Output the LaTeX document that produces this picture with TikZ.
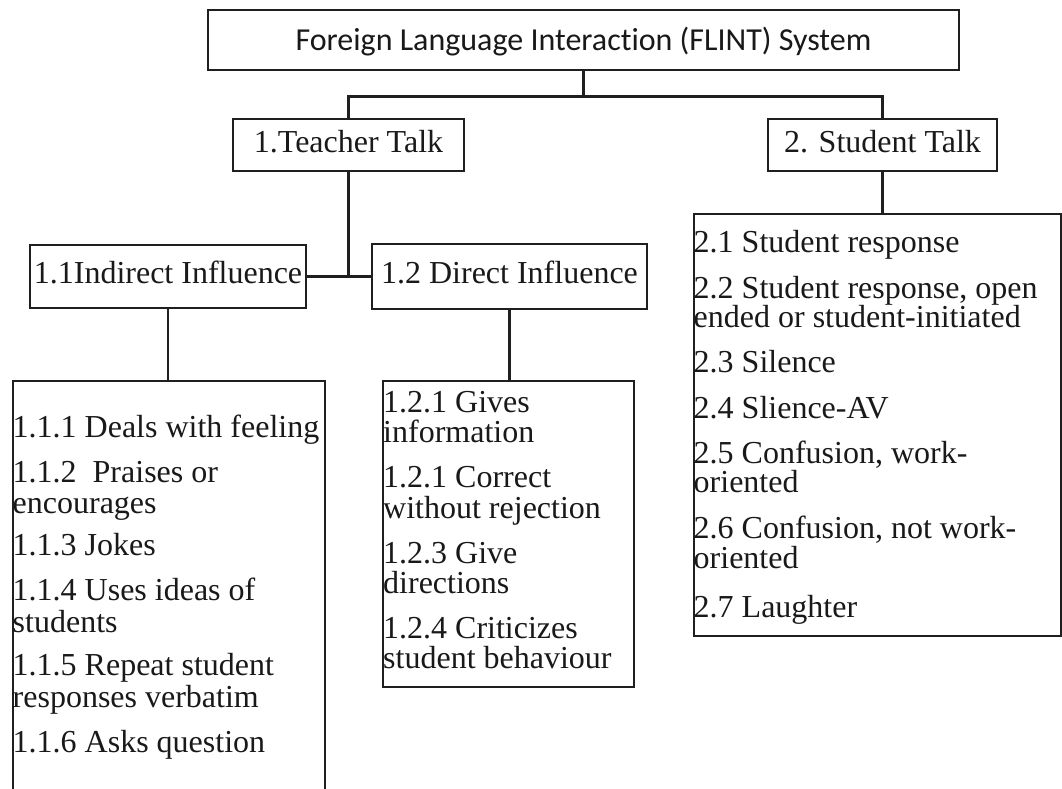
\documentclass[tikz,border=0pt]{standalone}
\usepackage{fontspec}
\setmainfont{Liberation Serif}
\newfontfamily\calibrifont[Ligatures=NoCommon]{Carlito}
\tikzset{
  box/.style={draw=black!88, line width=2.2pt, inner sep=0pt, font=\fontsize{32}{32}\selectfont, text=black!90, text height=22pt, text depth=8pt},
  topbox/.style={box, font=\calibrifont\fontsize{32}{32}\selectfont, text height=23pt, text depth=2pt},
  listbox/.style={draw=black!88, line width=2.2pt, inner sep=0pt},
  conn/.style={draw=black!88, line width=2.2pt},
  item/.style={anchor=base west, inner sep=0pt, font=\fontsize{32}{32}\selectfont, text=black!90},
}
\begin{document}
\begin{tikzpicture}[x=1pt,y=-1pt]
\useasboundingbox[fill=white] (0,0) rectangle (1062,789);

% main boxes
\node[topbox, minimum width=751pt, minimum height=60pt] (top) at (583.5,40) {Foreign Language Interaction (FLINT) System};
\node[box, minimum width=231pt, minimum height=52pt] (teacher) at (348.5,145) {1.Teacher Talk};
\node[box, minimum width=229pt, minimum height=52pt] (student) at (882.5,145) {2. Student Talk};
\node[box, minimum width=276pt, minimum height=63pt] (indirect) at (168,276.5) {1.1Indirect Influence};
\node[box, minimum width=275pt, minimum height=65pt] (direct) at (509.5,276.5) {1.2 Direct Influence};

% list boxes
\node[listbox, minimum width=312pt, minimum height=429pt] (list1) at (169,595.5) {};
\node[listbox, minimum width=251pt, minimum height=306pt] (list2) at (508.5,534) {};
\node[listbox, minimum width=367pt, minimum height=422pt] (list3) at (877.5,425) {};

% connectors
\draw[conn] (top.south) -- ++(0,25.5) coordinate (j1);
\draw[conn] (teacher.north) |- (j1) -| (student.north);
\draw[conn] (teacher.south) -- (teacher.south |- indirect.east) coordinate (j2);
\draw[conn] (indirect.east) -- (direct.west);
\draw[conn] (indirect.south) -- (indirect.south |- list1.north);
\draw[conn] (direct.south) -- (direct.south |- list2.north);
\draw[conn] (student.south) -- (student.south |- list3.north);

% list 1 texts
\node[item] (a1)  at (12.5,437) {1.1.1 Deals with feeling};
\node[item] (a2)  at (12.5,482) {1.1.2~~Praises or};
\node[item] (a2b) at (12.5,513) {encourages};
\node[item] (a3)  at (12.5,555) {1.1.3 Jokes};
\node[item] (a4)  at (12.5,600) {1.1.4 Uses ideas of};
\node[item] (a4b) at (12.5,632) {students};
\node[item] (a5)  at (12.5,675) {1.1.5 Repeat student};
\node[item] (a5b) at (12.5,707) {responses verbatim};
\node[item] (a6)  at (12.5,752) {1.1.6 Asks question};

% list 2 texts
\node[item] (b1)  at (383,412) {1.2.1 Gives};
\node[item] (b1b) at (383,442) {information};
\node[item] (b2)  at (383,487) {1.2.1 Correct};
\node[item] (b2b) at (383,518) {without rejection};
\node[item] (b3)  at (383,563) {1.2.3 Give};
\node[item] (b3b) at (383,593) {directions};
\node[item] (b4)  at (383,638) {1.2.4 Criticizes};
\node[item] (b4b) at (383,668) {student behaviour};

% list 3 texts
\node[item] (c1)  at (693.5,252) {2.1 Student response};
\node[item] (c2)  at (693.5,298) {2.2 Student response, open};
\node[item] (c2b) at (693.5,327) {ended or student-initiated};
\node[item] (c3)  at (693.5,372) {2.3 Silence};
\node[item] (c4)  at (693.5,418) {2.4 Slience-AV};
\node[item] (c5)  at (693.5,463) {2.5 Confusion, work-};
\node[item] (c5b) at (693.5,492) {oriented};
\node[item] (c6)  at (693.5,538) {2.6 Confusion, not work-};
\node[item] (c6b) at (693.5,568) {oriented};
\node[item] (c7)  at (693.5,617) {2.7 Laughter};
\end{tikzpicture}
\end{document}
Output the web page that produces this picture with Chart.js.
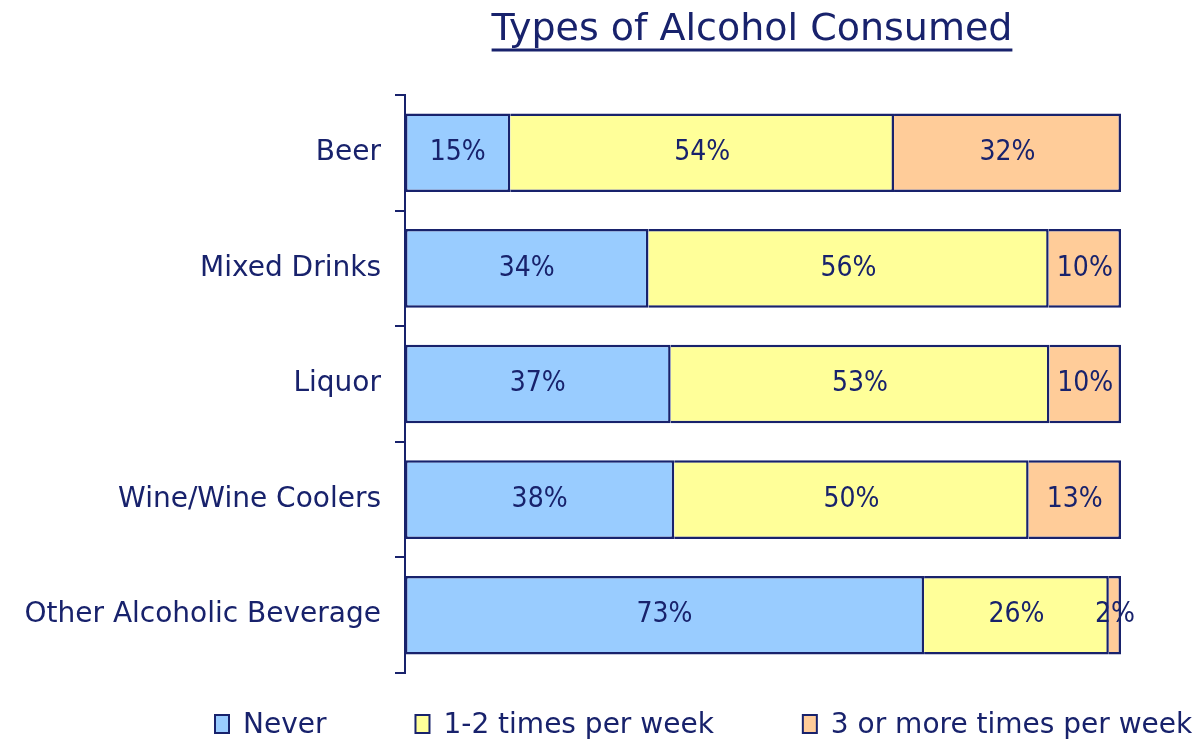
<!DOCTYPE html>
<html>
<head>
<meta charset="utf-8">
<script src="https://cdn.jsdelivr.net/npm/chart.js@4"></script>
<style>
  html, body { margin: 0; padding: 0; background: #ffffff; }
  #wrap { width: 1203px; height: 741px; }
</style>
</head>
<body>
<div id="wrap"><canvas id="alcoholChart" width="1203" height="741"></canvas></div>
<script>
var categories = ["Beer", "Mixed Drinks", "Liquor", "Wine/Wine Coolers", "Other Alcoholic Beverage"];
var seriesNames = ["Never", "1-2 times per week", "3 or more times per week"];
var neverValues = [14.7, 34.0, 37.1, 37.6, 72.5];
var weeklyValues = [53.6, 55.9, 52.9, 49.5, 25.8];
var frequentValues = [31.7, 10.1, 10.0, 12.9, 1.7];

var navy = "#18226c";
var fontFamily = "'DejaVu Sans', sans-serif";

// percentage labels in the middle of each bar piece
var barLabels = {
  id: "barLabels",
  afterDatasetsDraw: function (chart) {
    var ctx = chart.ctx;
    ctx.save();
    ctx.fillStyle = navy;
    ctx.font = "28px 'DejaVu Sans Condensed', sans-serif";
    ctx.textAlign = "center";
    ctx.textBaseline = "middle";
    chart.data.datasets.forEach(function (ds, i) {
      var meta = chart.getDatasetMeta(i);
      meta.data.forEach(function (bar, j) {
        var txt = Math.round(ds.data[j]) + "%";
        ctx.fillText(txt, (bar.x + bar.base) / 2, bar.y);
      });
    });
    ctx.restore();
  }
};

// underlined title
var underlinedTitle = {
  id: "underlinedTitle",
  afterDraw: function (chart) {
    var ctx = chart.ctx;
    var text = "Types of Alcohol Consumed";
    var cx = (chart.chartArea.left + chart.chartArea.right) / 2 - 11;
    ctx.save();
    ctx.font = "38px " + fontFamily;
    ctx.fillStyle = navy;
    ctx.textAlign = "center";
    ctx.textBaseline = "alphabetic";
    ctx.fillText(text, cx, 40);
    var w = ctx.measureText(text).width;
    ctx.strokeStyle = navy;
    ctx.lineWidth = 3;
    ctx.beginPath();
    ctx.moveTo(cx - w / 2, 50);
    ctx.lineTo(cx + w / 2, 50);
    ctx.stroke();
    ctx.restore();
  }
};

// legend row under the plot
var bottomLegend = {
  id: "bottomLegend",
  afterDraw: function (chart) {
    var ctx = chart.ctx;
    var x = 215;
    var cy = 724;
    ctx.save();
    ctx.font = "28px " + fontFamily;
    ctx.textBaseline = "middle";
    ctx.textAlign = "left";
    chart.data.datasets.forEach(function (ds) {
      ctx.fillStyle = ds.backgroundColor;
      ctx.fillRect(x, cy - 9, 14, 18);
      ctx.strokeStyle = navy;
      ctx.lineWidth = 2;
      ctx.strokeRect(x, cy - 9, 14, 18);
      ctx.fillStyle = navy;
      ctx.fillText(ds.label, x + 28, cy + 2);
      x += 28 + ctx.measureText(ds.label).width + 89;
    });
    ctx.restore();
  }
};

var ctx = document.getElementById("alcoholChart").getContext("2d");
var myChart = new Chart(ctx, {
  type: "bar",
  data: {
    labels: categories,
    datasets: [
      {
        label: seriesNames[0],
        data: neverValues,
        backgroundColor: "#99ccff",
        borderColor: navy,
        borderWidth: 2.5,
        borderSkipped: false
      },
      {
        label: seriesNames[1],
        data: weeklyValues,
        backgroundColor: "#ffff99",
        borderColor: navy,
        borderWidth: 2.5,
        borderSkipped: "start"
      },
      {
        label: seriesNames[2],
        data: frequentValues,
        backgroundColor: "#ffcc99",
        borderColor: navy,
        borderWidth: 2.5,
        borderSkipped: "start"
      }
    ]
  },
  options: {
    indexAxis: "y",
    responsive: false,
    animation: false,
    barPercentage: 0.68,
    categoryPercentage: 1,
    layout: {
      padding: { top: 95, right: 82, bottom: 68, left: 0 }
    },
    plugins: {
      legend: { display: false },
      title: { display: false },
      tooltip: { enabled: false }
    },
    scales: {
      x: {
        display: false,
        stacked: true,
        min: 0,
        max: 100
      },
      y: {
        stacked: true,
        afterFit: function (scale) {
          scale.width = 405;
        },
        grid: {
          drawOnChartArea: false,
          offset: true,
          tickLength: 10,
          color: navy,
          lineWidth: 2
        },
        border: { display: true, color: navy, width: 2 },
        ticks: {
          color: navy,
          padding: 14,
          font: { family: fontFamily, size: 28 }
        }
      }
    }
  },
  plugins: [barLabels, underlinedTitle, bottomLegend]
});
</script>
</body>
</html>
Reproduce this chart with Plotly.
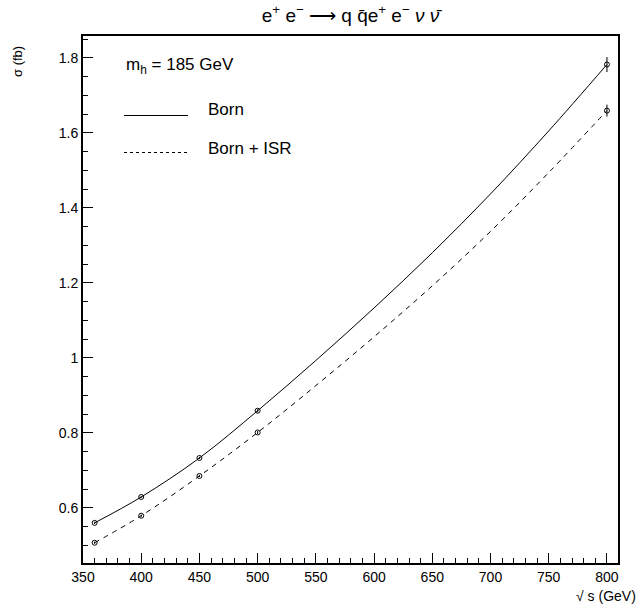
import plotly.graph_objects as go

# Computed points
sqrt_s = [360, 400, 450, 500, 800]
sigma_born = [0.560, 0.629, 0.733, 0.859, 1.782]
sigma_isr = [0.507, 0.579, 0.685, 0.801, 1.659]
err_born = [0.003, 0.003, 0.003, 0.004, 0.020]
err_isr = [0.003, 0.003, 0.003, 0.004, 0.016]

# Smooth curves
curve_x = [360, 400, 450, 500, 550, 600, 650, 700, 750, 800]
curve_born = [0.560, 0.629, 0.733, 0.859, 0.993, 1.133, 1.280, 1.437, 1.605, 1.782]
curve_isr = [0.507, 0.579, 0.685, 0.801, 0.926, 1.056, 1.192, 1.337, 1.494, 1.659]

x_ticks = [350, 400, 450, 500, 550, 600, 650, 700, 750, 800]
y_ticks = [0.6, 0.8, 1.0, 1.2, 1.4, 1.6, 1.8]
y_tick_text = ["0.6", "0.8", "1", "1.2", "1.4", "1.6", "1.8"]

FONT = "Liberation Sans, Arial, sans-serif"

fig = go.Figure()
fig.add_trace(go.Scatter(x=curve_x, y=curve_born, mode="lines",
                         line=dict(color="black", width=1, shape="spline"),
                         showlegend=False, hoverinfo="skip"))
fig.add_trace(go.Scatter(x=curve_x, y=curve_isr, mode="lines",
                         line=dict(color="black", width=1, shape="spline", dash="5px,5px"),
                         showlegend=False, hoverinfo="skip"))
fig.add_trace(go.Scatter(x=sqrt_s, y=sigma_born, mode="markers",
                         marker=dict(symbol="circle-open", size=5, color="black", line=dict(width=1)),
                         error_y=dict(type="data", array=err_born, color="black", thickness=1, width=0),
                         showlegend=False))
fig.add_trace(go.Scatter(x=sqrt_s, y=sigma_isr, mode="markers",
                         marker=dict(symbol="circle-open", size=5, color="black", line=dict(width=1)),
                         error_y=dict(type="data", array=err_isr, color="black", thickness=1, width=0),
                         showlegend=False))

L, R, T, B = 83, 24, 36, 46
W, H = 642, 609
pw, ph = W - L - R, H - T - B

def px(xp):
    return (xp - L) / pw

def py(yp):
    return (H - B - yp) / ph

# Legend-like decorations
fig.add_shape(type="line", xref="paper", yref="paper", x0=px(124), x1=px(188),
              y0=py(115.5), y1=py(115.5), line=dict(color="black", width=1))
fig.add_shape(type="line", xref="paper", yref="paper", x0=px(124), x1=px(188),
              y0=py(152.5), y1=py(152.5), line=dict(color="black", width=1, dash="3px,3px"))

annos = [
    dict(text="m<sub>h</sub> = 185 GeV", x=px(124), y=py(66), xanchor="left", yanchor="middle", size=17),
    dict(text="Born", x=px(206), y=py(110), xanchor="left", yanchor="middle", size=17),
    dict(text="Born + ISR", x=px(206), y=py(148), xanchor="left", yanchor="middle", size=17),
    dict(text="√ s (GeV)", x=px(638), y=py(596), xanchor="right", yanchor="middle", size=14),
]
for a in annos:
    fig.add_annotation(text=a["text"], x=a["x"], y=a["y"], xref="paper", yref="paper",
                       xanchor=a["xanchor"], yanchor=a["yanchor"], showarrow=False,
                       font=dict(family=FONT, size=a["size"], color="black"))
fig.add_annotation(text="σ (fb)", x=px(18), y=py(62), xref="paper", yref="paper",
                   xanchor="center", yanchor="middle", textangle=-90, showarrow=False,
                   font=dict(family=FONT, size=13, color="black"))

fig.update_layout(
    width=W, height=H,
    margin=dict(l=L, r=R, t=T, b=B),
    paper_bgcolor="white", plot_bgcolor="white",
    font=dict(family=FONT, color="black", size=14),
    title=dict(text="e<sup>+</sup> e<sup>−</sup> ⟶ q q̄e<sup>+</sup> e<sup>−</sup> <i>ν</i> <i>ν̄</i>",
               x=(L + pw / 2) / W, xanchor="center", y=1 - 15 / H, yanchor="middle",
               font=dict(family=FONT, size=19, color="black")),
    showlegend=False,
)
fig.update_xaxes(range=[350, 809.5], tickvals=x_ticks, ticks="inside", ticklen=10,
                 tickwidth=1, tickcolor="black", showgrid=False, zeroline=False,
                 showline=True, linecolor="black", linewidth=2, mirror=True,
                 minor=dict(dtick=10, tick0=350, ticks="inside", ticklen=5, tickcolor="black", tickwidth=1),
                 tickfont=dict(size=14))
fig.update_yaxes(range=[0.453, 1.858], tickvals=y_ticks, ticktext=y_tick_text, ticks="inside",
                 ticklen=10, tickwidth=1, tickcolor="black", showgrid=False, zeroline=False,
                 showline=True, linecolor="black", linewidth=2, mirror=True,
                 minor=dict(dtick=0.05, tick0=0.45, ticks="inside", ticklen=5, tickcolor="black", tickwidth=1),
                 tickfont=dict(size=14))

fig.write_html("out.html")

• [TASK DIRECTIONS]:
Make a list of all lines in the data that contain "produces".

• [COMPLETE ANSWER]:
Output the LaTeX document that produces this picture with TikZ.
Output the web page that produces this picture with Chart.js.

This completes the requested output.